| File name | Number of edges | Size of Matching | Total Runtime |
|---|---|---|---|
| com-orkut.ungraph.csv | 117185083 | 1323954 | 4 minutes in Python |
| twitter_original_edges.csv | 63555749 | 91636 | 55 seconds in Python |
| soc-LiveJournal1.csv | 42851237 | 1543228 | 33 seconds in Python |
| soc-pokec-relationships.csv | 22301964 | 587601 | 15 seconds in Python. A 47 minute line |
| graph creation, and GCP finishes only 7 | |||
| rounds in 350 minutes with 1 n1 32 CpU- | |||
| highMem master + 2 same setup workers | |||
| musae_ENGB_edges.csv | 35324 | 2887 | 30s on a default setup in GCP. |
| 4 second line graph creation. | |||
| log_normal_100.csv | 2671 | 50 | 12s on a default setup in GCP. |
| Near-instant line graph creation. |
The first step of my process was turning each list of edges into a line graph where each edge became a node, being connected to another if the pair shared an endpoint. This came at the expense of file size growing exponentially. Next, the line graph was processed using DavidMIS. DavidMIS is what I call the lowest-degree selection algorithm I implemented. Essentially, every vertex computes its degree, then if a vertex is the lowest degree in its neighborhood (breaking ties based on edge orientation), it adds itself to the MIS. In practice, there are more rounds overall than LubyMIS, but the MIS obtained is significantly better. Luby's "Nudged" MIS obtained a matching of only 2370-2440 on the musae_ENGB_edges, but DavidMIS obtained 2887. Furthermore, DavidMIS consistently gave a matching of size 50 for the smallest graph, while the Luby's "nudged" would sometimes output a matching of size 48. The advantage in precision comes at the cost of runtime and memory, however. DavidMIS uses more rounds than Luby's, and both of these approaches require a line graph, which can take a significant amount of time to generate.

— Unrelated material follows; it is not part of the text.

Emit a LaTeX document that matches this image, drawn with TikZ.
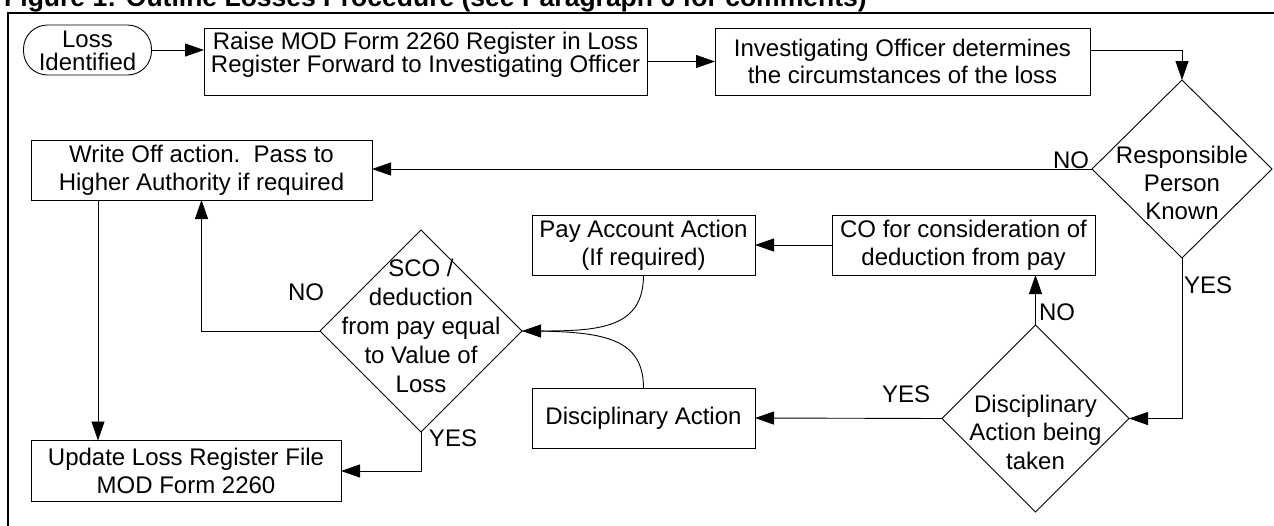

This graph was the most frustrating. I successfully created its line graph, but the size of the file was 64.5GB. Gigantic. I was unable to process it locally, so I tried using Google Cloud Platform. I soon learned that the graph was too large even for GCP when I used as many worker nodes as possible. Next, I tried requesting quota increases allowing me access to more memory and CPUs, as well as N1s optimized for memory. Unfortunately, even this wasn't enough, and I watched my YARN NodeManagers go "Unhealthy" one by one. I did more research, and realized the managers were going unhealthy because they were running out of memory. So, I reconfigured my cluster one more time, using 4 SSDs for each node. Right now, it has been running for 6 hours and has not finished. Sadly, I have submitted the brute force solution for this graph. The analysis is described below.
For the largest graphs, I used brute force. My algorithm iterates through the edges, storing each new vertex it adds to the matching in a set, and it only adds an edge if both of its vertices are not in the set. This algorithm is quick because it doesn't require shuffling, but it is not parallelizable. Additionally, the algorithm is not very memory-intensive as all that is needed is a hash table of vertexIds. The speed and memory benefits come at the cost of precision, however. There is no mechanism for edges to be selected based on the degree of its vertices, which means it is equally likely to select high-degree edges and low-degree edges, even though the latter is preferable. The matching quality is solely dependent on the ordering of the edges in the input file.
If I received a new test case, I would like at the size of the .csv file first. If it was small enough, I'd create a line graph and use DavidMIS to find the edges. Otherwise, I would use brute force. Given more time, I would try to implement Luby's "nudged" algorithm on the original graphs, altered to work on edges instead of nodes.